How officials justified welfare cuts in the budget

Advisers argued that some cuts were overly generous

One of the welfare cuts which was among the most controversial was the axing of the bereavement grant, a €850 PRSI-based payment aimed at subsiding funeral costs.

One of the welfare cuts which was among the most controversial was the axing of the bereavement grant, a €850 PRSI-based payment aimed at subsiding funeral costs.

Mon, Feb 3, 2014, 01:00

The cuts dug deep for many in the end – but they were nowhere near as bad as they might have been.

When negotiations on Budget 2014 began, Minister for Social Protection Joan Burton was initially requested to make expenditure reductions of €440 million.

Across-the-board cuts to social welfare rates or steep reductions in child benefit payments were privately flagged by Burton’s officials in light of the scale of savings being sought.

In the end, the expenditure reduction sought of her department was just over half the initial amount.

Yet again, she had won out in the elaborate game of political poker that surrounds budget negotiations. But this was of little consolation to those hit hardest as a result of welfare spending cuts – the young, the old and mothers-to-be.

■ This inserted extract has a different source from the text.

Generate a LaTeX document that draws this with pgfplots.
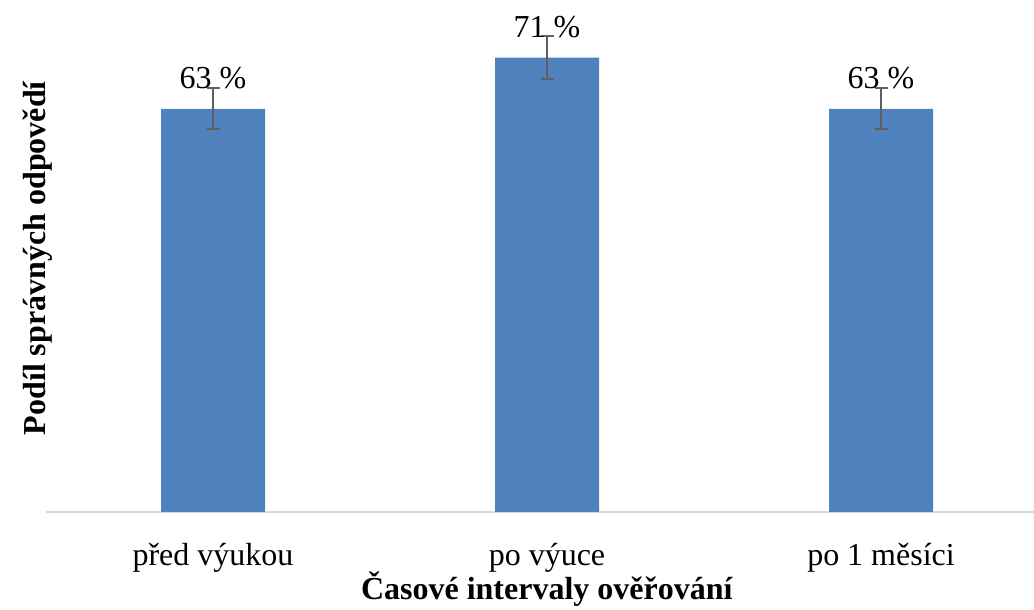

Internal documents prepared by her officials reveal how these cuts were justified by her officials and ultimately signed off by Government.

In some cases, benefits were regarded as very generous by comparison with other EU payments, or unnecessary in light of other forms of social supports.

One of the welfare cuts which was among the most controversial was the axing of the bereavement grant, a €850 PRSI-based payment aimed at subsiding funeral costs.

It was justified largely on the basis of public ignorance over the payment and claims that some undertakers were factoring the grant into their overall bills.

“While the grant was useful at the time of bereavement, there is limited public awareness of it otherwise,” an internal briefing note reads.

“As with any subsidy/grant, the bereavement grant may have influenced a higher price. Undertakers are very much aware of the grant and advise families of it. Individual undertakers have also written to the department requesting that the grant be paid direct to undertakers, rather than to families; the department has rejected such suggestions.”

More vulnerable families unable to pay for a funeral would still be able to apply for an exceptional needs payment from the Department of Social Protection.

In the end, the grant – which would have benefitted about 20,000 people this year – was axed entirely with savings of €17 million this year.

Cuts to the maternity benefit also proved highly unpopular.

This measure, a reduction of €32 per week, combined with the taxation of the maternity benefit – introduced in the previous budget – meant the income for many mothers of newborns has fallen from almost €7,000 to just over €3,500.

The justification for these cuts was largely on the basis Ireland has “one of the highest birth rates in Europe and high participation by women in the labour force”.